Speaker
Description
The task of classically simulating quantum circuits is a particularly useful one, with applications including verifying the behaviour of quantum hardware and simulating quantum many-body problems. However, it is a notoriously difficult task to solve efficiently, as – for a logically complete gateset – the runtime complexity grows exponentially with the scale of the circuit. Recent literature has shown that representing quantum circuits in the graphical language of ZX-diagrams, and applying known decompositions of sets of computationally costly T-gates into sums of computationally cheap states, can allow circuits to be classically simulated in $O(2^{\alpha t})$ time, for some $\alpha < 1$.
In our work, we expand upon this by presenting a method by which a quantum circuit, expressed as a ZX-diagram, may be recursively partitioned into $k$ smaller counterparts which may each be computed independently at an exponentially reduced runtime. By appropriately cross-referencing the resulting scalars of computing these independent parts, one can arrive at a solution equivalent to having classically simulated the original circuit.
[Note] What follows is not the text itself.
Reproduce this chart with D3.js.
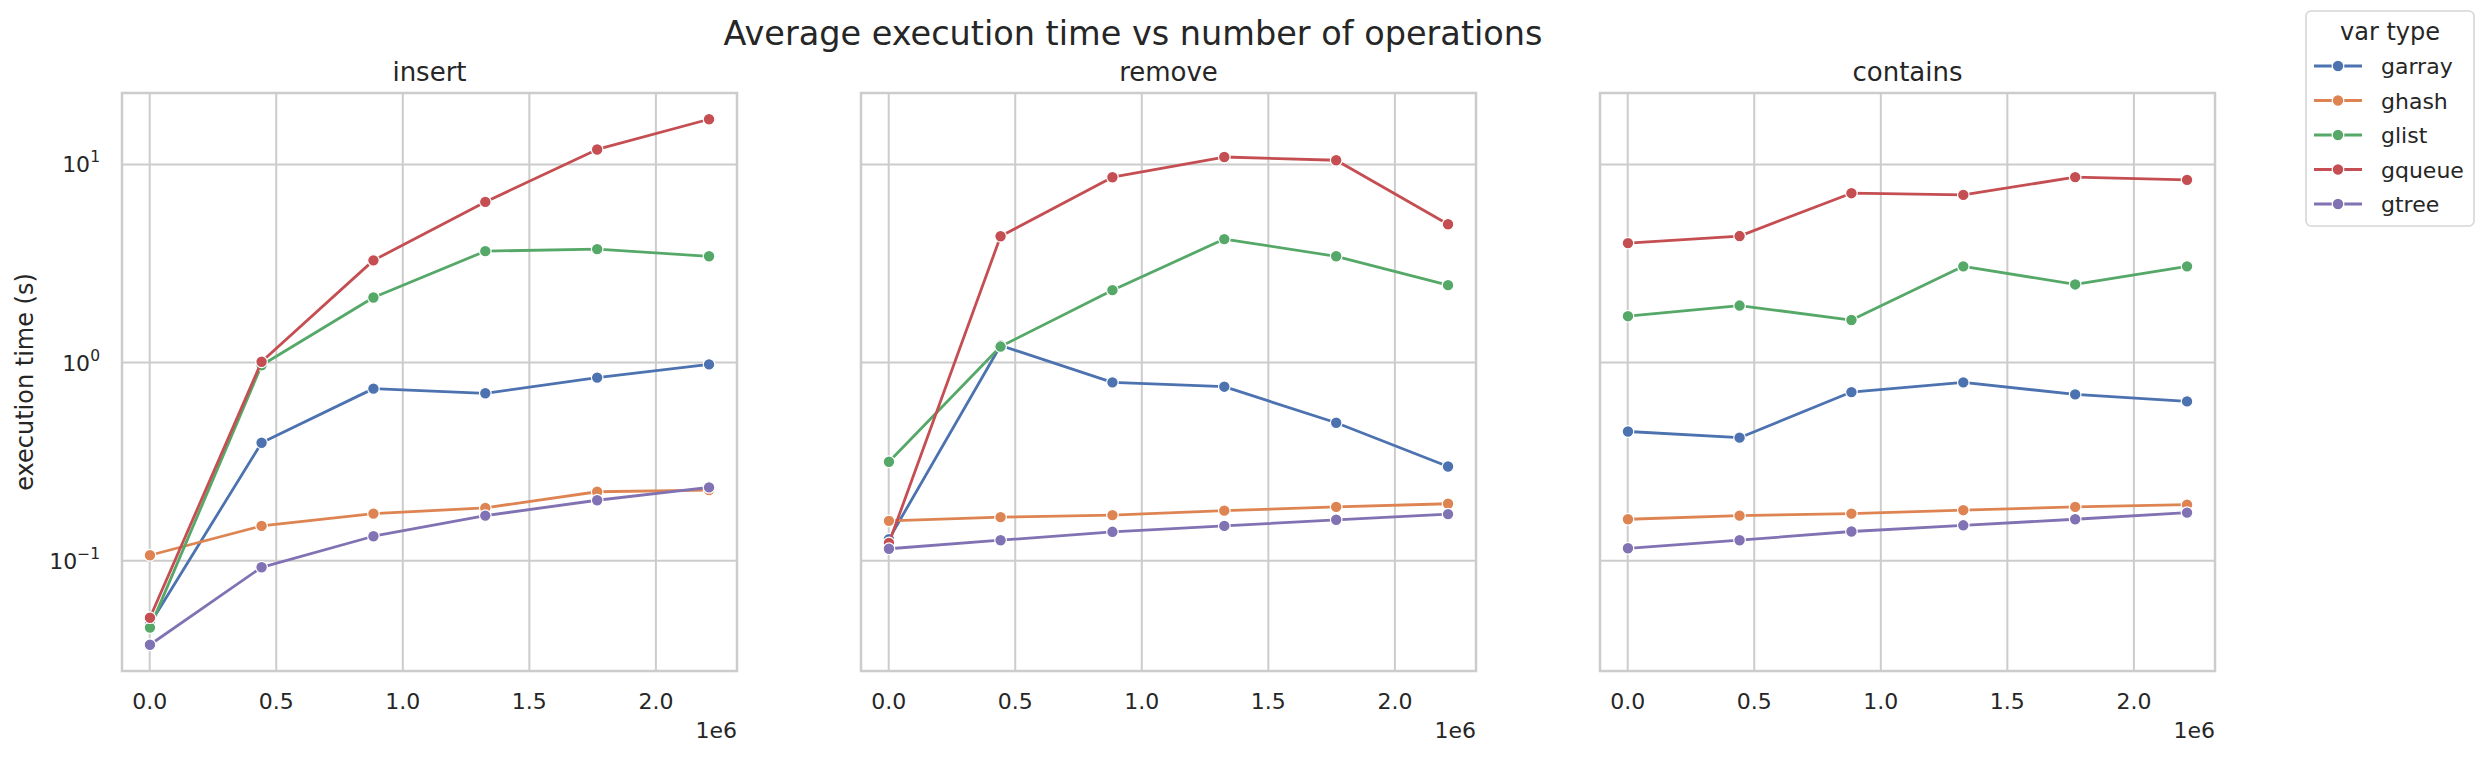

By heuristically balancing the estimated costs of (a) computing the partitioned segments and (b) cross-referencing their results, we show how the partitioner can be automatically optimised to minimise the number of calculations required.
In benchmarking our method on randomly generated circuits, we show consistent improvements of many orders of magnitude versus the current state of the art ZX-decomposition approaches, particularly for deep circuits of relatively few qubits and shallow circuits of many qubits, as well as other circuits which inherently lend themselves to be efficiently partitioned. There is no upper limit to the improvement it can achieve, and experimentally we found many examples of circuits for which our method could compute in under one second what the best alternative approach would require an estimated years to complete.